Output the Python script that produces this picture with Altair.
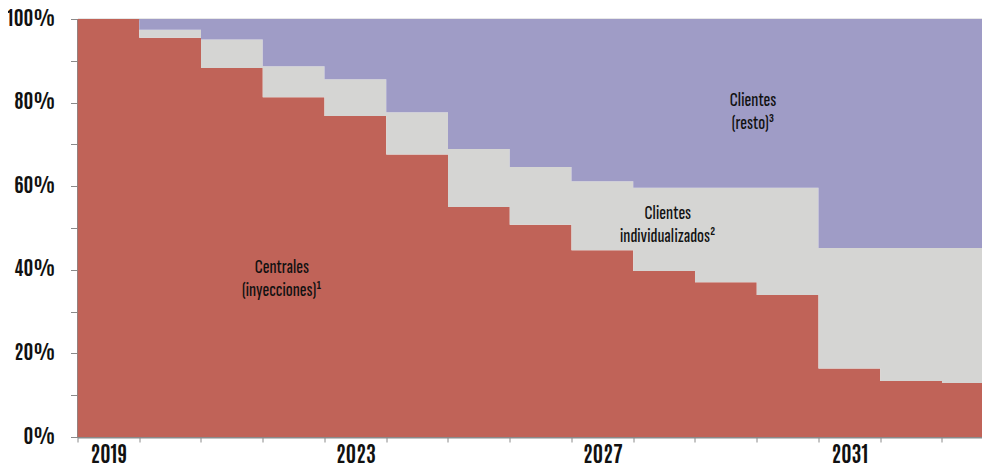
import altair as alt
import pandas as pd

years = list(range(2019, 2034))
centrales = [100.0, 95.5, 88.3, 81.3, 76.8, 67.6, 55.0, 50.8, 44.7, 39.7, 37.0, 34.0, 16.4, 13.4, 12.9]
individualizados = [0.0, 1.9, 6.8, 7.4, 8.8, 10.1, 13.9, 13.8, 16.5, 19.9, 22.6, 25.6, 28.8, 31.8, 32.3]
resto = [round(100 - c - i, 1) for c, i in zip(centrales, individualizados)]

series_names = ["Centrales", "Clientes individualizados", "Clientes (resto)"]
series_colors = ["#c06358", "#d5d5d3", "#9f9cc6"]

label_text = ["Centrales\n(inyecciones)¹", "Clientes\nindividualizados²", "Clientes\n(resto)³"]
label_x = [2022.31, 2028.56, 2029.94]
label_y = [39.2, 52.2, 79.2]

AXIS_FONT = "Antonio, Oswald, 'Archivo Narrow', sans-serif"
NOTE_FONT = "'Sofia Sans Extra Condensed', 'League Gothic', 'Pathway Gothic One', Antonio, sans-serif"

rows = []
ext_years = years + [years[-1] + 1]
for k, name in enumerate(series_names):
    vals = [centrales, individualizados, resto][k]
    ext_vals = vals + [vals[-1]]
    for y, v in zip(ext_years, ext_vals):
        rows.append({"year": y, "value": v, "serie": name, "orden": k})
df = pd.DataFrame(rows)

labels_df = pd.DataFrame({"x": label_x, "y": label_y, "text": label_text})

x_scale = alt.Scale(domain=[2019, 2033.648], nice=False, zero=False)
y_scale = alt.Scale(domain=[0, 100], nice=False)

area = alt.Chart(df).mark_area(interpolate="step-after", clip=True).encode(
    x=alt.X("year:Q", scale=x_scale, title=None,
            axis=alt.Axis(values=years, labelExpr="datum.value % 4 == 3 ? datum.value : ''",
                          labelOffset=30.9, labelFlush=False, labelOverlap=False,
                          tickSize=5, tickColor="#8a8a8a", domainColor="#8a8a8a", domainWidth=2,
                          labelFont=AXIS_FONT, labelFontSize=21, labelFontWeight="bold",
                          labelColor="#111", labelPadding=3, grid=False)),
    y=alt.Y("value:Q", stack="zero", scale=y_scale, title=None,
            axis=alt.Axis(values=list(range(0, 101, 10)),
                          labelExpr="datum.value % 20 == 0 ? datum.value + '%' : ''",
                          tickSize=7, tickColor="#8a8a8a", domainColor="#8a8a8a", domainWidth=2,
                          labelFont=AXIS_FONT, labelFontSize=20, labelFontWeight="bold",
                          labelColor="#111", labelPadding=16, labelOverlap=False,
                          grid=True,
                          gridColor={"condition": {"test": "datum.value == 100", "value": "#a0a0a0"}, "value": "transparent"},
                          gridWidth=1.5)),
    color=alt.Color("serie:N", scale=alt.Scale(domain=series_names, range=series_colors), legend=None),
    order=alt.Order("orden:Q", sort="ascending"),
)

text = alt.Chart(labels_df).mark_text(
    font=NOTE_FONT, fontSize=20, fontWeight=500, color="#111", lineBreak="\n", lineHeight=23,
    align="center", baseline="alphabetic"
).encode(
    x=alt.X("x:Q", scale=x_scale),
    y=alt.Y("y:Q", scale=y_scale),
    text="text:N",
)

chart = (area + text).properties(
    width=904.5, height=418,
    autosize=alt.AutoSizeParams(type="none"),
    padding={"left": 69.5, "top": 11, "right": 0, "bottom": 27},
).configure_view(stroke=None).configure(background="white")

chart.save("out.html", embed_options={"renderer": "svg", "actions": False})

□ □ □

§ WHAT IS REQUIRED
Exactly as they appear, print the lines of the listing above from its first line through the line that contains "y_scale = alt.Scale(domain=[0, 100], nice=False)", minus the pictures.

§ RESULT OF THIS TASK
Output the Python script that produces this picture with Altair.
import altair as alt
import pandas as pd

years = list(range(2019, 2034))
centrales = [100.0, 95.5, 88.3, 81.3, 76.8, 67.6, 55.0, 50.8, 44.7, 39.7, 37.0, 34.0, 16.4, 13.4, 12.9]
individualizados = [0.0, 1.9, 6.8, 7.4, 8.8, 10.1, 13.9, 13.8, 16.5, 19.9, 22.6, 25.6, 28.8, 31.8, 32.3]
resto = [round(100 - c - i, 1) for c, i in zip(centrales, individualizados)]

series_names = ["Centrales", "Clientes individualizados", "Clientes (resto)"]
series_colors = ["#c06358", "#d5d5d3", "#9f9cc6"]

label_text = ["Centrales\n(inyecciones)¹", "Clientes\nindividualizados²", "Clientes\n(resto)³"]
label_x = [2022.31, 2028.56, 2029.94]
label_y = [39.2, 52.2, 79.2]

AXIS_FONT = "Antonio, Oswald, 'Archivo Narrow', sans-serif"
NOTE_FONT = "'Sofia Sans Extra Condensed', 'League Gothic', 'Pathway Gothic One', Antonio, sans-serif"

rows = []
ext_years = years + [years[-1] + 1]
for k, name in enumerate(series_names):
    vals = [centrales, individualizados, resto][k]
    ext_vals = vals + [vals[-1]]
    for y, v in zip(ext_years, ext_vals):
        rows.append({"year": y, "value": v, "serie": name, "orden": k})
df = pd.DataFrame(rows)

labels_df = pd.DataFrame({"x": label_x, "y": label_y, "text": label_text})

x_scale = alt.Scale(domain=[2019, 2033.648], nice=False, zero=False)
y_scale = alt.Scale(domain=[0, 100], nice=False)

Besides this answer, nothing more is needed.